Phosphorus-Doped Hard Carbon Nanofibers Prepared by Electrospinning as an Anode in Sodium-Ion Batteries

Phosphorus-doped hard carbon nanofibers with macroporous structure were successfully synthesized by electrospinning followed by a thermal treatment process using polyacrylonitrile and H3PO4 as carbon and phosphorus precursors, respectively. X-ray photoelectron spectroscopy analysis reveals that the doped phosphorus atoms can incorporate into the carbon framework and most of them are connecting with carbon atoms to form P-C bond. The (002) plane interlayer spacing was taken from the X-ray diffraction pattern, which shows a large spacing of 3.83 angstrom for the obtained P-doped hard carbon nanofibers.

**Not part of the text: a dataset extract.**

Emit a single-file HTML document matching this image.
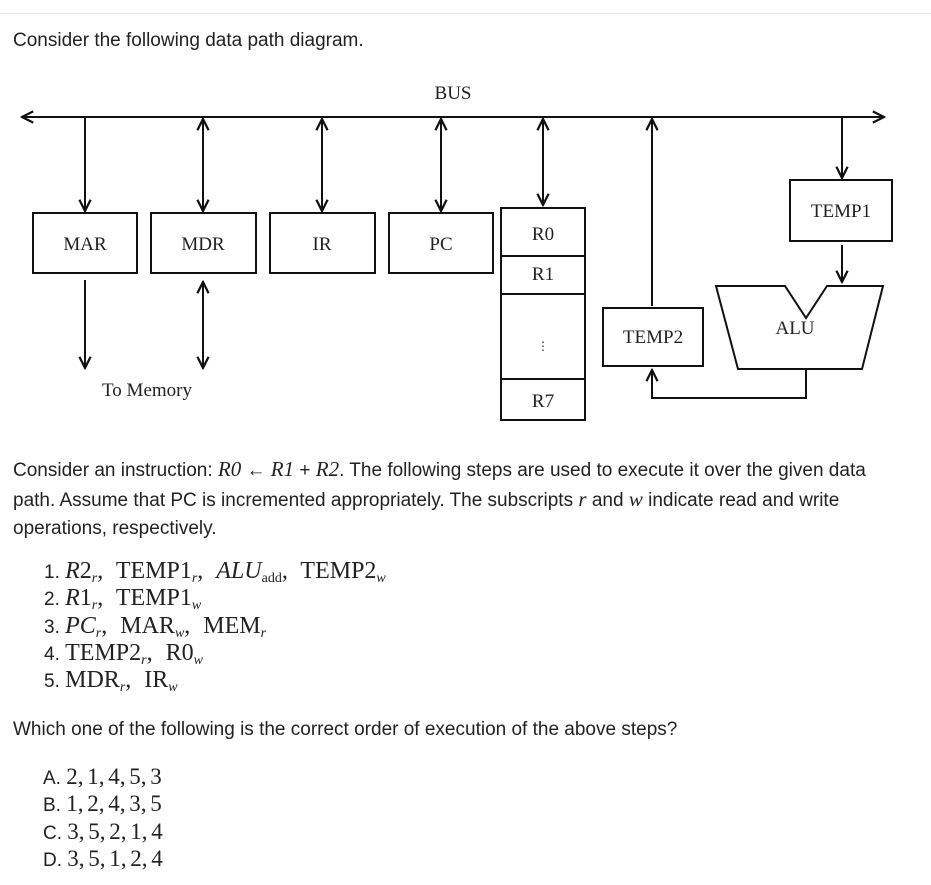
<!DOCTYPE html>
<html><head><style>
body{margin:0;width:931px;height:885px;background:#fff;position:relative;overflow:hidden;font-family:"Liberation Sans",sans-serif;color:#222;}
.t{position:absolute;font-size:19px;white-space:nowrap;}
.m{font-family:"Liberation Serif",serif;font-size:24px;word-spacing:7px;}
.o{font-family:"Liberation Serif",serif;font-size:23px;word-spacing:-2px;}
sub{font-size:14px;font-style:italic;vertical-align:-4px;line-height:0;}
i{font-family:"Liberation Serif",serif;}
.r{height:27.3px;line-height:27px;}
</style></head><body>
<div style="position:absolute;left:0;top:13px;width:931px;height:1px;background:#e6e6e6"></div>
<div class="t" style="left:13px;top:30px">Consider the following data path diagram.</div>
<svg style="position:absolute;left:0;top:0" width="931" height="440" font-family="Liberation Serif, serif" font-size="19" fill="none" stroke="#111" stroke-width="2">
<defs><marker id="a" viewBox="0 0 10 10" refX="9" refY="5" markerWidth="7" markerHeight="7" orient="auto-start-reverse"><path d="M1,1 L9,5 L1,9" fill="none" stroke="#111" stroke-width="1.6"/></marker></defs>
<line x1="22" y1="117" x2="884" y2="117" marker-start="url(#a)" marker-end="url(#a)"/>
<line x1="85" y1="117" x2="85" y2="211" marker-end="url(#a)"/>
<line x1="203" y1="119" x2="203" y2="211" marker-start="url(#a)" marker-end="url(#a)"/>
<line x1="322" y1="119" x2="322" y2="211" marker-start="url(#a)" marker-end="url(#a)"/>
<line x1="441" y1="119" x2="441" y2="211" marker-start="url(#a)" marker-end="url(#a)"/>
<line x1="543" y1="119" x2="543" y2="205" marker-start="url(#a)" marker-end="url(#a)"/>
<line x1="652" y1="306" x2="652" y2="119" marker-end="url(#a)"/>
<line x1="842" y1="117" x2="842" y2="178" marker-end="url(#a)"/>
<line x1="842" y1="245" x2="842" y2="282" marker-end="url(#a)"/>
<line x1="85" y1="280" x2="85" y2="368" marker-end="url(#a)"/>
<line x1="203" y1="282" x2="203" y2="368" marker-start="url(#a)" marker-end="url(#a)"/>
<rect x="33" y="213" width="104" height="60"/><rect x="151" y="213" width="105" height="60"/>
<rect x="270" y="213" width="105" height="60"/><rect x="389" y="213" width="104" height="60"/>
<rect x="501" y="208" width="84" height="212"/>
<line x1="501" y1="256" x2="585" y2="256"/><line x1="501" y1="294" x2="585" y2="294"/><line x1="501" y1="379" x2="585" y2="379"/>
<rect x="790" y="180" width="102" height="61"/>
<rect x="603" y="308" width="100" height="58"/>
<path d="M716,286 L785,286 L806,318 L827,286 L883,286 L862,369 L738,369 Z"/>
<path d="M806,369 L806,398 L652,398 L652,370" marker-end="url(#a)"/>
<g fill="#222" stroke="none" text-anchor="middle">
<text x="453" y="99">BUS</text>
<text x="85" y="250">MAR</text><text x="203" y="250">MDR</text><text x="322" y="250">IR</text><text x="441" y="250">PC</text>
<text x="543" y="240">R0</text><text x="543" y="280">R1</text><text x="543" y="350" font-size="12">⋮</text><text x="543" y="407">R7</text>
<text x="841" y="217">TEMP1</text><text x="653" y="343">TEMP2</text><text x="795" y="334">ALU</text>
<text x="147" y="396">To Memory</text>
</g></svg>
<div class="t" style="left:13px;top:455px;line-height:28px;">Consider an instruction: <i style="font-size:21px">R0</i> ← <i style="font-size:21px">R1</i> + <i style="font-size:21px">R2</i>. The following steps are used to execute it over the given data<br>path. Assume that PC is incremented appropriately. The subscripts <i style="font-size:21px">r</i> and <i style="font-size:21px">w</i> indicate read and write<br>operations, respectively.</div>
<div class="t" style="left:44px;top:558px">
<div class="r">1. <span class="m"><i>R</i>2<sub>r</sub>, TEMP1<sub>r</sub>, <i>ALU</i><sub style="font-style:normal">add</sub>, TEMP2<sub>w</sub></span></div>
<div class="r">2. <span class="m"><i>R</i>1<sub>r</sub>, TEMP1<sub>w</sub></span></div>
<div class="r">3. <span class="m"><i>PC</i><sub>r</sub>, MAR<sub>w</sub>, MEM<sub>r</sub></span></div>
<div class="r">4. <span class="m">TEMP2<sub>r</sub>, R0<sub>w</sub></span></div>
<div class="r">5. <span class="m">MDR<sub>r</sub>, IR<sub>w</sub></span></div>
</div>
<div class="t" style="left:13px;top:719px">Which one of the following is the correct order of execution of the above steps?</div>
<div class="t" style="left:43px;top:763px">
<div class="r">A. <span class="o">2, 1, 4, 5, 3</span></div>
<div class="r">B. <span class="o">1, 2, 4, 3, 5</span></div>
<div class="r">C. <span class="o">3, 5, 2, 1, 4</span></div>
<div class="r">D. <span class="o">3, 5, 1, 2, 4</span></div>
</div>
</body></html>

When used as an anode in sodium-ion batteries, the as-prepared P-doped hard carbon nanofibers can deliver a reversible capacity of 288 and 103 mAh g(-1) at a current density of 50 mA g(-1) and 2 A g(-1), respectively. After 200 cycles at 50 mA g(-1), the capacity retention of P-doped hard carbon nanofibers still reaches 87.8%, demonstrating good cycling durability. These excellent electrochemical performances of P-doped hard carbon nanofibers can be attributed to the macroporous structure, large interlayer spacing, and the formation of P-C bond.